Post by Username17 »

My thought is that characters would have an "effect threshold" (which is some fraction of their hit points), and a "wound threshold" (which is some fraction of their hit points). People would just have one wound track, and they would write down the thresholds on their character sheet.

Then each attack would list what happened from the attack if you did enough damage to exceed their effect threshold. And it would list what would happen if you exceeded their Wound threshold as well (or not if it just provides a "wound"). So for example, if you have "Stunning Fist" it has an effect of "Stun: 1 Round" so if you do enough damage with it to hit the Effect Threshold, your target gets stunned. It doesn't say anything on the Wound line, so it just knocks soemone down the Wound chart if they get wounded by it. So if someone was "fucked" and they took enough damage to go get wounded, they would shift to "proper fucked" (or whatever).
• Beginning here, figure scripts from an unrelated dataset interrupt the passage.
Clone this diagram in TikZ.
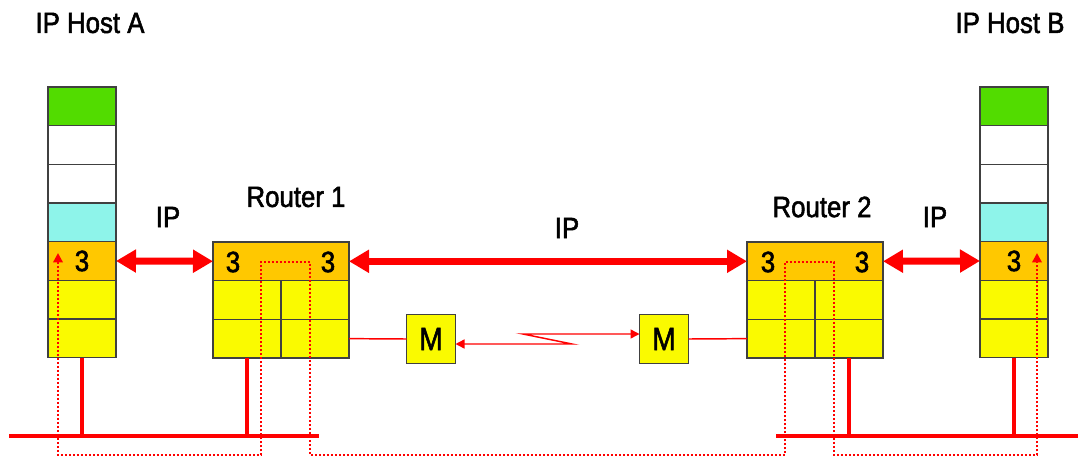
\documentclass[tikz,border=0pt]{standalone}
\usepackage{fontspec}
\setmainfont{Liberation Sans}[FakeStretch=0.88, FakeBold=1.8]
\usepackage{xcolor}
\definecolor{layerGreen}{HTML}{52DC00}
\definecolor{layerCyan}{HTML}{8EF4EA}
\definecolor{layerOrange}{HTML}{FFC800}
\definecolor{layerYellow}{HTML}{FAFA00}
\definecolor{linkRed}{HTML}{FF0000}
\usepackage{tikz}
\usetikzlibrary{arrows.meta, positioning, calc}

\begin{document}
\begin{tikzpicture}[
    x=0.75pt, y=-0.75pt,
    every node/.style={outer sep=0pt, inner sep=0pt},
    layer/.style={draw=black!75, line width=0.8pt, minimum width=51pt, minimum height=29pt, font=\fontsize{22pt}{24pt}\selectfont},
    hostTop/.style={layer, fill=layerGreen},
    hostMid/.style={layer, fill=white},
    hostApp/.style={layer, fill=layerCyan},
    netLayer/.style={layer, fill=layerOrange},
    lowLayer/.style={layer, fill=layerYellow},
    routerNet/.style={netLayer, minimum width=102pt},
    modemBox/.style={layer, fill=layerYellow, minimum width=36.75pt, minimum height=36.75pt, font=\fontsize{24pt}{26pt}\selectfont},
    num/.style={font=\fontsize{22pt}{24pt}\selectfont},
    lbl/.style={font=\fontsize{22pt}{26pt}\selectfont},
    % Link styles
    ipLink/.style={draw=linkRed, line width=5.25pt, {Triangle[length=15pt, width=16.5pt]}-{Triangle[length=15pt, width=16.5pt]}},
    busLine/.style={draw=linkRed, line width=3pt},
    serialLine/.style={draw=linkRed, line width=1.1pt, {Triangle[length=6.75pt, width=6.75pt]}-{Triangle[length=6.75pt, width=6.75pt]}},
    pathLine/.style={draw=linkRed, line width=1.8pt, dash pattern=on 1.5pt off 1.5pt, {Triangle[length=7pt, width=7pt]}-{Triangle[length=7pt, width=7pt]}}
]
    \useasboundingbox (0,0) rectangle (1078,457);

    % Host A stack
    \node (hA1) [hostTop] at (82,106.3) {};
    \node (hA2) [hostMid, below=0pt of hA1] {};
    \node (hA3) [hostMid, below=0pt of hA2] {};
    \node (hA4) [hostApp, below=0pt of hA3] {};
    \node (hA5) [netLayer, below=0pt of hA4] {3};
    \node (hA6) [lowLayer, below=0pt of hA5] {};
    \node (hA7) [lowLayer, below=0pt of hA6] {};

    % Host B stack
    \node (hB1) [hostTop] at (1014,106.3) {};
    \node (hB2) [hostMid, below=0pt of hB1] {};
    \node (hB3) [hostMid, below=0pt of hB2] {};
    \node (hB4) [hostApp, below=0pt of hB3] {};
    \node (hB5) [netLayer, below=0pt of hB4] {3};
    \node (hB6) [lowLayer, below=0pt of hB5] {};
    \node (hB7) [lowLayer, below=0pt of hB6] {};

    % Router 1
    \node (r1net) [routerNet] at (281,261.3) {};
    \node (r1c1) [lowLayer, anchor=north west] at (r1net.south west) {};
    \node (r1c2) [lowLayer, right=0pt of r1c1] {};
    \node (r1c3) [lowLayer, below=0pt of r1c1] {};
    \node (r1c4) [lowLayer, right=0pt of r1c3] {};
    \node (r1l) [num] at (233,262) {3};
    \node (r1r) [num] at (328,262) {3};

    % Router 2
    \node (r2net) [routerNet] at (815,261.3) {};
    \node (r2c1) [lowLayer, anchor=north west] at (r2net.south west) {};
    \node (r2c2) [lowLayer, right=0pt of r2c1] {};
    \node (r2c3) [lowLayer, below=0pt of r2c1] {};
    \node (r2c4) [lowLayer, right=0pt of r2c3] {};
    \node (r2l) [num] at (768,262) {3};
    \node (r2r) [num] at (862,262) {3};

    % Modems
    \node (m1) [modemBox] at (431,339) {M};
    \node (m2) [modemBox] at (664,339) {M};

    % Labels
    \node (tA) [lbl] at (90,23) {IP Host A};
    \node (tB) [lbl] at (1010,23) {IP Host B};
    \node (tR1) [lbl] at (296,197) {Router 1};
    \node (tR2) [lbl] at (822,207) {Router 2};
    \node (ipA) [lbl] at (168,217) {IP};
    \node (ipM) [lbl] at (567,228) {IP};
    \node (ipB) [lbl] at (935,217) {IP};

    % IP links
    \draw [ipLink] (hA5.east) -- (r1net.west);
    \draw [ipLink] (r1net.east) -- (r2net.west);
    \draw [ipLink] (r2net.east) -- (hB5.west);

    % Serial line with modems
    \coordinate (z1) at (572,344);
    \coordinate (z2) at (523,334);
    \draw [draw=linkRed, line width=1.1pt] (r1c4.east) -- (m1.west);
    \draw [draw=linkRed, line width=1.1pt] (m2.east) -- (r2c3.west);
    \draw [serialLine] (z1 -| m1.east) -- (z1) -- (z2) -- (z2 -| m2.west);

    % LAN buses
    \coordinate (busAw) at (9,436);
    \coordinate (busAe) at (319,436);
    \coordinate (busBw) at (776,436);
    \coordinate (busBe) at (1078,436);
    \draw [busLine] (busAw) -- (busAe);
    \draw [busLine] (busBw) -- (busBe);
    \draw [busLine] (hA7.south) -- (hA7.south |- busAw);
    \draw [busLine] (r1c3.south) -- (r1c3.south |- busAw);
    \draw [busLine] (r2c4.south) -- (r2c4.south |- busBw);
    \draw [busLine] (hB7.south) -- (hB7.south |- busBw);

    % Packet path
    \coordinate (pathA) at (58,253);
    \coordinate (pathB) at (1037,253);
    \coordinate (pathLow) at (0,455);
    \draw [pathLine] (pathA) -- (pathA |- pathLow) -| (261,262) -| (310,455) -| (785,262) -| (834,455) -| (pathB);
\end{tikzpicture}
\end{document}
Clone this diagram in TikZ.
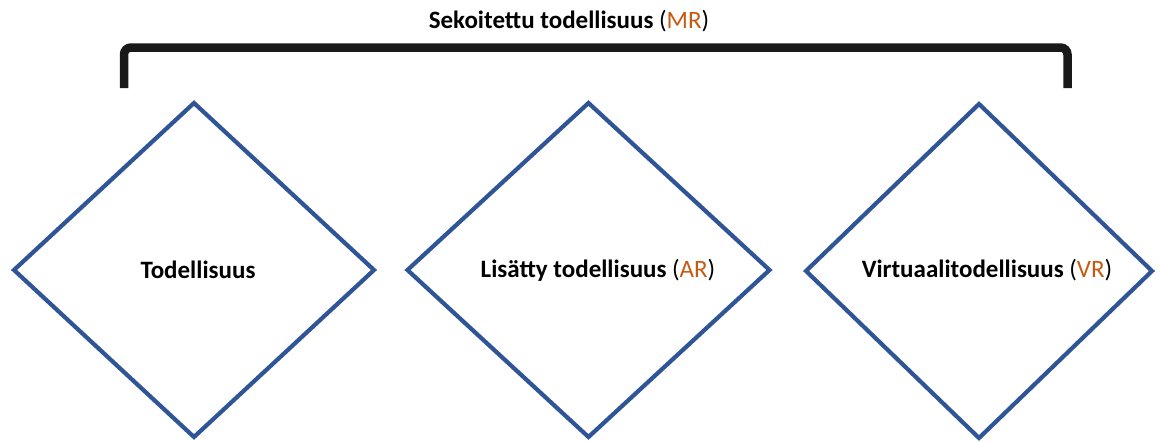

In addition, I would like it if when you lost half your hit points you got hit with the effect of whatever the last attack that damaged you was (no matter how little it did), and if you lose your last hit point you suffer the wound effect (again, regardless).

Now, the world could indeed have non-damaging attacks which merely do an amount of virtual damage to see if they cause their pet effect or wound effect. Or we could go the route of celestial chastisement, where domination effects just plain do damage.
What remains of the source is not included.